На самом деле, выбирал всего один человек, назовем его Клаус, который, хоть и являлся владельцем модельного агентсва, но дела шли неважно, и в восточную Европу Клаус отправился за дешевыми симпатичными девчонками. В его задачу входило найти, конечно, не королев красоты, а будущих моделей для каталогов и выставок — рост, размер, аккуратные черты — вот это всё плюс стабильный трудолюбивый характер.
Лика не подходила ни по одному параметру.
Мне, как единственной русской поручили встретить Лику на автовокзале, куда она пару дней добиралась из Риги на автобусе. Выглядела Лика очень разочарованной. А где немец? — спросила она первым делом. Немца не было, немец был в панике и не знал, что же ему теперь делать — его рабочий план состоял в том, что Лика приедет и поймет сама — ловить ей тут нечего. Клаус жаловался, как на конкурсе в Риге оказался зажат мамой Лики в номере гостиницы и провел целую ночь выслушивая мольбы забрать дочь с собой, в Германию, в лучшую жизнь. Немецкое сердце дрогнуло — выслал приглашение, надеясь, что обойдется. И вот она тут — в зеленом пальто-солнышке, черных ботильонах с золотыми пряжками и высветленными до белизны волосами.
Успокоившись, что немца мы скоро увидим, Лика стала расспрашивать — а где он живет, сколько у него денег, ждет ли он ее? Выяснив, что немец женат Лика опять напряглась, но сразу же предположила, что наверное у него полно богатых друзей и теперь уж она не пропадет — поводит же он ее по своим тусам миллионеров!
Не тут то было. Вместо волшебного немецкого замка я привела Лику в нашу маленькую студию без окон на первом этаже дома в не очень благополучном квартале, которую я делила с другой моделькой. Оказалось, что под пальто у Лики настоящая тельняшка, за что она сразу получила свое прозвище — "Моряк".

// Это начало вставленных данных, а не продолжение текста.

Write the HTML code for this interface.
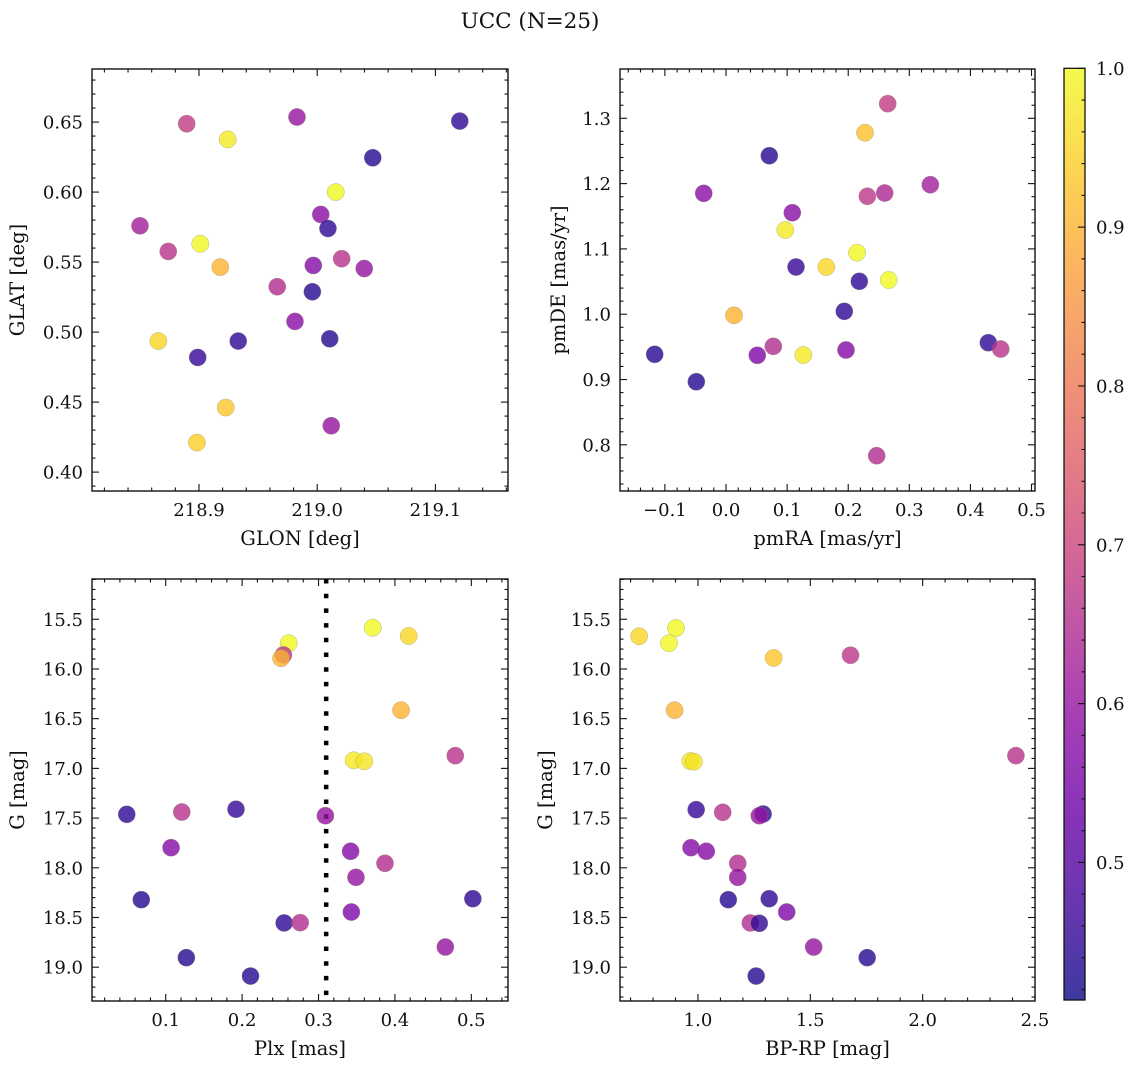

Моряк оказался шумной соседкой, любил выпить, не признавал очередности мытья посуды и все границы Моряка располагались далеко за теми, к которым привыкли мы. Моряк раздражал, но ее непосредственность и бесстрашие были такими яркими, что мы быстро полюбили новую соседку. Когда она рассказала нам про жизнь в Риге — в однокомнатной квартире с родителями, братьями, сестрами и восемью немецкими овчарками, которых семья разводила на продажу — стало очевидно, почему, несмотря ни на что, она выглядела вытянувшей счастливый билет в светлое будущее.
План Клауса тоже сработал — Моряк пробыл с нами не долго, ее залихватские манеры и простодушие отпугивали букеров и фотографов. Но один раз мы все втроем ходили на тесты к какому-то фотографу-турку, где Моряка нарядили в черную кожу, убрали волосы и накрасили ярко и вызывающе — ей шло. С этими фотографиями она и отправилась обратно в Ригу на автобусе. Больше о Моряке я никогда не слышала.
А с тех пор, как я прочитала у Нины про её коллекцию тельняшек, не могу отделаться от Моряка — как она там, разводит ли овчарок, счастлив ли наш Моряк.